A potential US-led takeover or restructuring of Venezuela’s oil sector could bring significant financial relief to India by unlocking nearly USD 1 billion in long-pending dues, while also helping revive crude production from Indian-operated oilfields in the sanctions-hit Latin American nation, according to analysts and industry sources.
India was once a major processor of Venezuelan heavy crude, importing more than 400,000 barrels per day at peak levels. However, sweeping US sanctions imposed in 2020, along with rising compliance risks, forced Indian refiners to halt purchases entirely.
India’s flagship overseas oil producer, ONGC Videsh Ltd (OVL), jointly operates the San Cristobal oilfield in eastern Venezuela, holding a 40 per cent stake. Production at the field has been severely curtailed as US sanctions restricted access to critical technology, equipment, and oilfield services, leaving commercially viable reserves largely stranded.
Venezuela has failed to pay USD 536 million in dividends owed to OVL for the period up to 2014. A similar amount remains unpaid for subsequent years, as the Venezuelan government has refused to permit audits, effectively freezing settlement of India’s claims.
Industry experts said that sanctions could be eased following a dramatic US operation that removed President Nicolas Maduro and placed Venezuela’s vast oil reserves under American oversight. If restrictions are lifted, OVL could redeploy drilling rigs and equipment from other locations, including ONGC’s oilfields in Gujarat, to restart operations at San Cristobal.

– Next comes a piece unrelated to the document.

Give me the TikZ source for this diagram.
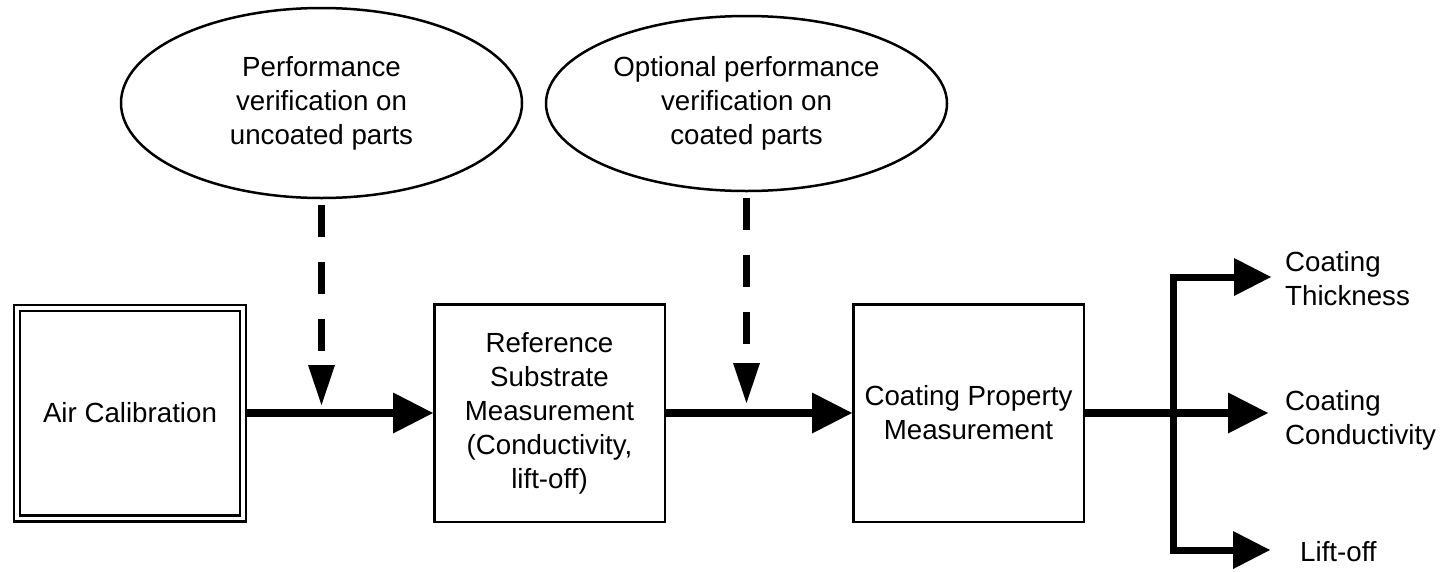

Currently, output from the field has fallen sharply to just 5,000–10,000 barrels per day, far below its potential capacity. A revival of production could not only improve India’s energy security but also help recover long-blocked payments.
Analysts believe that renewed exports from Venezuela under US supervision could reshape global crude supply chains, with India emerging as one of the key beneficiaries.